The fire would have claimed more lives if it hadn't been for Ramadan, if the diversity of the city was less more people would have died. People were up observing their religion and so spotted the danger and warned others.

But still I awake to the sicken news that a van has ploughed into people outside a Mosque, more senseless death, more retribution agains the many for the actions of the few. More people killing people when we are all on the edge of annhilation anyway.

There are horrors happening all around the world - so much of it and we only hear a fraction... often I can not cope with it all - all the pain and hurt and grieving - the utter utter waste of life, of mind. And this time it is my home. London.

Grief is out pouring in the Capital - that is what the "riots" are, people feel powerless and they are angry and rightly so.

And then this... this attack on people going to pray.

I feel sick.

I Suck at Father’s Day (by )

So today is Father's Day - me and the girls kind of forgot - to be fair we kind of forgot about Mother's Day too though I think we squeezed in a meal or something - none of us could really remember it was too busy a day.
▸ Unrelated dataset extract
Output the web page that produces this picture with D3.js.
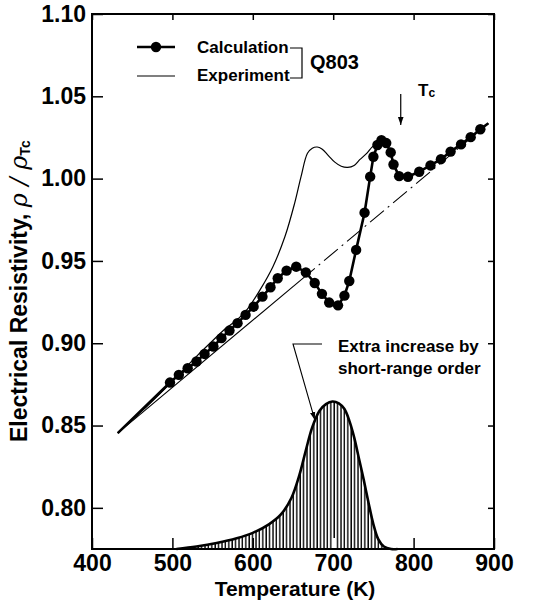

On this Father's Day Alaric left early morning to get to his flight for America and my Dad cooked me and the girls pizza to have as our packed lunches on the train - he then drove us to the station and I had completely forgotten :/

I also messaged them both last night demanding we all write a novel together... yeah I fail at Father's Day.

London’s Burning (by )

London is reeling - everyone knows someone who lives in a Tower Block - London has a lot of Tower Blocks full of families - the fire by Latimer Road has shook the foundations of the city - and as the situation unfolds it looks more and more like we may not be able to tell how many have died, the fire spread in a way that was unexpected due to the cladding causing issues with people following the advice and how fire services initially reacted and advised people.

Fire fighters risked their lives and are still currently working - many of them have been injured but they kept going to get as many out as they could - they went in knowing they themselves could die - it was a write your name on your helmet just incase situation.

This is the sign I saw on my way home from London yesterday and my facebook post on return.

Tower Hill Tube station message after the Tower Block Fire

My heart hurts from the news - I had to walk part of my journey yesterday and that is a small price - I would have walked the whole thing to undo this tragedy- Alaric Blagrave Snell-Pym contacted me to warn me - I panicked when he initially said a Tower Block in London but it wasn't the area that sprang to my mind - that doesn't alter the horror just the likelihood of me knowing the people living there and highlights a huge issue - there are many tower blocks and flat complexes and even the "luxury" ones give me the chills when I hear from people living in them that they've turned out to be structurally unsound and are being re-built around them and so on. Many are old and do not follow the modern regs. The fire fighters fought and rescued and did amazing things - and I know their work is still on going to find what exactly happened - they sustained injuries, they are heros. I cried when Al told me and then later on when I saw the news before I went to the memorial reception I was heading too. I saw this sign on the way back home today from East London, at least I couldn't smell it on the way home - I did on the way in yesterday and that sickens me :'( It's a nightmare, a pure nightmare.

.......

My mum was struggling with the news - this is an old nightmare of hers due to the flats that were opposite her as a child and the fear of collapse from fires etc... Mum and Dad were both surprised that there was gas on in the flats due to a blow out when they were younger, that had collapsed a block of flats - there is sadness and anger.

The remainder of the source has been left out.